Cholera still kills tens of thousands of people a year. Are you at risk?

While cholera may have been killing people as far back as 400 B.C., it didn't start affecting the Americas until the second cholera pandemic began in 1829. Numerous other cholera pandemics followed, killing hundreds of thousands of people, including both the eleventh and twelfth presidents of the United States, James K. Polk and Zachary Taylor.
Today, cholera is a disease that largely impacts less developed and impoverished countries, "typically in regions of the world with poor infrastructure, conflict or displaced people who do not have access to the preventive measures that are needed such as safe drinking water and latrines," says Dr. Louise Ivers, director of the Harvard Global Health Institute at Harvard University.
In such places, cholera infects between one and four million people every year, per the World Health Organization, and contributes to some 21,000 to 143,000 deaths annually.
Here's what cholera is, what causes it and how it can be prevented and treated.
What is cholera?
Cholera is a bacterial infection of the intestines that leads to severe diarrhea and rapid dehydration, "which can quickly become life-threatening without treatment," says Dr. Jason Nagata, a pediatrician at UCSF Benioff Children’s Hospital in San Francisco.
Other symptoms include vomiting, extreme thirst, fatigue, muscle cramps, dizziness "and the severe dehydration that can lead to death within hours without prompt treatment," says Nagata.
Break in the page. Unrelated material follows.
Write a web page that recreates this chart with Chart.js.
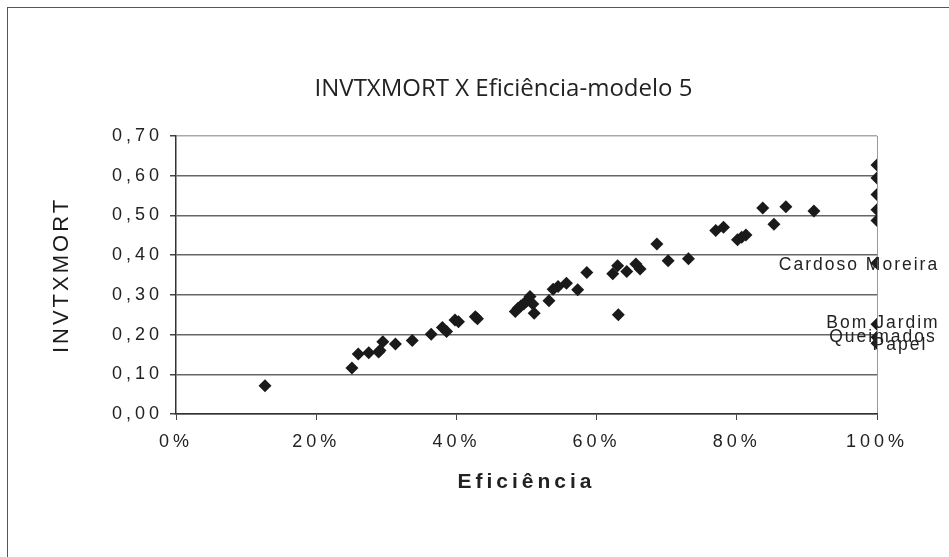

Indeed, without treatment, research shows that cholera can be fatal in 30% to 50% of cases. "A perfectly healthy young adult can be working in the field in the morning and be dead by evening," explains Dr. David Sack, a professor in the international health department at Johns Hopkins Bloomberg School of Public Health.
The infected individual loses so much fluid and nutrients from the diarrhea and vomiting that they become severely dehydrated and experience organ failure as their systems go into shock.
At the same time, not everyone who is infected experiences a serious case of the disease and some people may pass the bacteria in their feces and have only mild symptoms or no symptoms at all.
What causes cholera?
Cholera is caused by ingesting a bacteria known as Vibrio cholerae. It's found in contaminated water and food, explains Ivers, which then produces a toxin in the small intestine that leads to the severe diarrhea and rapid fluid loss.
Common sources of the bacteria "include raw shellfish and untreated water or food prepared with contaminated water," says Nagata. It's more common in poorer countries because often they lack running water or clean/filtered water, which can also become contaminated by ineffective or nonexistent plumbing.
In other words, "the feces and vomit from infected people can contaminate the water supply or the food and thereby transmit the disease to others," says Sack. What's more, he adds, "often people living in the same household and neighbors nearby are at higher risk because they may have been exposed to the same food or water source as the sick individual."
How is cholera prevented and treated?
The surest way to prevent cholera is by drinking safe water and eating food prepared with clean water. "It's also wise to avoid consuming raw or undercooked seafood and to follow proper sanitation and good hygiene practices," says Nagata. "And cholera vaccines are available for travelers to cholera-endemic areas," he adds. The FDA-approved vaccine is an oral one named Vaxchora, and the U.S. Centers for Disease Control and Prevention recommends getting it at least 10 days before traveling to an area of the world where cholera is present.
Cholera is treatable by drinking plenty of clean fluids or by getting such fluids intravenously. "Since dehydration is the primary problem, the treatment is rehydration," says Sack. He adds that antibiotics are also sometimes provided, "to shorten the purging and kill the bacteria to reduce the onward transmission of the disease." Prompt treatment like this "lowers the fatality rate of cholera to less than 1%," says Nagata.
While clean water and basic medical interventions are easy to provide in developed countries, "the challenge," Ivers says, "is that many of the people most at risk of cholera are also the same people with limited access to safe water or healthcare."